The sheriff’s precinct office at City Marketplace in Palm Coast had been unaffected by the changes until recently. The office was supposed to move last December or January into what used to be the Wachovia Bank building off Old Kings Road. The county bought that building last year with that in mind. But like every county building purchase since 2013, that one, too, became a font of unexpected problems, delays, cost overruns. Since he expected to vacate the City Marketplace space by January, the sheriff has been on a month-to-month lease there. That being the case, John C. Bills, the shopping enter’s owner, raised the rent to $10,000 a month–an untenable compelling a move out of there one way or the other.
That’s the immediately most critical need: finding a place for the Palm Coast precinct, at least for the next two to three years and until the permanent, $12 to $15 million Palm Coast sheriff’s district office is built on the grounds of the public library off Palm Coast Parkway.
In late March the county closed on a $1.1 million purchase of the old Sears building off Palm Coast Parkway, and earlier this month the county commission voted to convert that building into the temporary Palm Coast precinct office for the sheriff, along with other sheriff’s operations that could fit into the 8,000 square foot space. For a few days, anyway, it looked as if space issues might be alleviated. But then came this week’s revelations that the Sears building, too, is a basket case of a building, with considerable water intrusion and mold, just like at the vacated Operations Center in Bunnell. “One thing is for sure is there’s no way we can put the sheriff in the Sears building,” Cameron said.
“It puts us back to the very beginning, to starting from scratch,” Staly said.
This time, however, something quite different is happening. County and city governments are cooperating. Palm Coast City Manager Matt Morton did something that would have been unheard of during his predecessor Jim Landon’s days: he offered exploring the use of city government space for the sheriff’s needs–even if it meant moving some city employees around a bit. And Cameron did something that would have been unheard of during his predecessor Craig Coffey’s days: he took Morton up on his offer.
“We are excited to look at anything,” Strobridge said. But then, laughing with disbelief at recent developments, he said: “We have hope every time we look at a facility, until you start vetting it out.”
In the case of Palm Coast’s utility building, where residents are used to paying their bills and dealing with other customer service issues–a space Morton described as “a weird matrix cavern of endless hallways”–the challenge is not structural: there’s not likely to be mold, water or any other health hazards there. The challenge is logistical. A sheriff’s operation can’t be plunked down anywhere. Not if the sheriff wants to maintain the agency’s accreditation, and not if he wants to abide by rules and regulations controlling access to sensitive databases and documents, all of which must be housed in secure areas. How to make that possible at the utility building? That’s what everyone is exploring now.
“This idea literally just got hatched at 10 o’clock last night,” Morton said of the larger possibility of Palm Coast helping with space, with “high level discussions this morning,” meaning Thursday morning.
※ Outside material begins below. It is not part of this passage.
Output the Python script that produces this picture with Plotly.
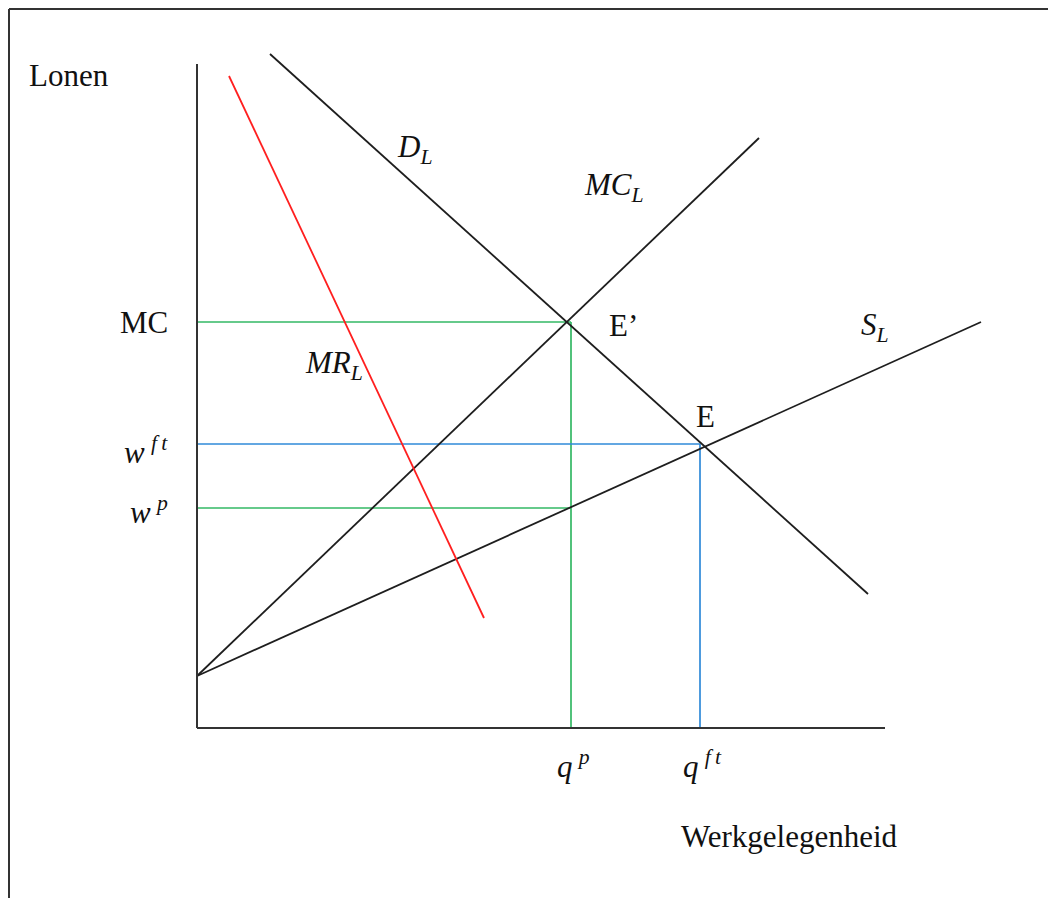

“I think that speaks highly of a government organization that’s willing to inconvenience themselves voluntarily,” Cameron said. “I really appreciate it when somebody steps forward and says ‘We feel for you, we know you’re up against the wall, and we want to help.’ Some of the motions they were talking about today was moving a large number of their employees, moving them to different spaces and make way for the sheriff. That’s why I was encouraged. It paves the way for a lot of cooperative efforts between the city and the county.” But Cameron recognized that Palm Coast cannot “dismantle” its operations to accommodate the county and the sheriff, while the sheriff, too, has to be comfortable making things work in the new space.
The county also looked at the Chiumento building in Town Center and is still looking at the 20,000 square foot Beutlich Development off U.S. 1, on Otis Hunter Road in Bunnell, though neither of those possibilities is high on the list, both because of cost considerations. Cameron said retrofitting the Beutlich building for use for two or three years and paying that lease would mean spending too much money for too little time, with no recouping the investment. But negotiations have restarted with John C. Bills, the City Marketplace developer, on the possibility of a new, medium-term lease that could lower the $10,000-a-month cost.
All of that is going on simultaneously, and at a bit of a fever pitch, ahead of Monday evening’s county commission meeting. Cameron hopes to present options to the commission at that point. “The Palm Coast thing is a wonderful, generous offer,” Cameron said, “but it would be premature to say we’ll be able to work out all the logistical stuff. That won’t be because of Palm Coast’s willingness, it’ll be just because of the pure logistics of it.” Or, as Morton put it, it’s a “maybe” with “a big triple underline.”
Even if it doesn’t work out, however, the experience signals a much different type of relationship between Palm Coast and the county that invariably is likely to pay dividends in other ways.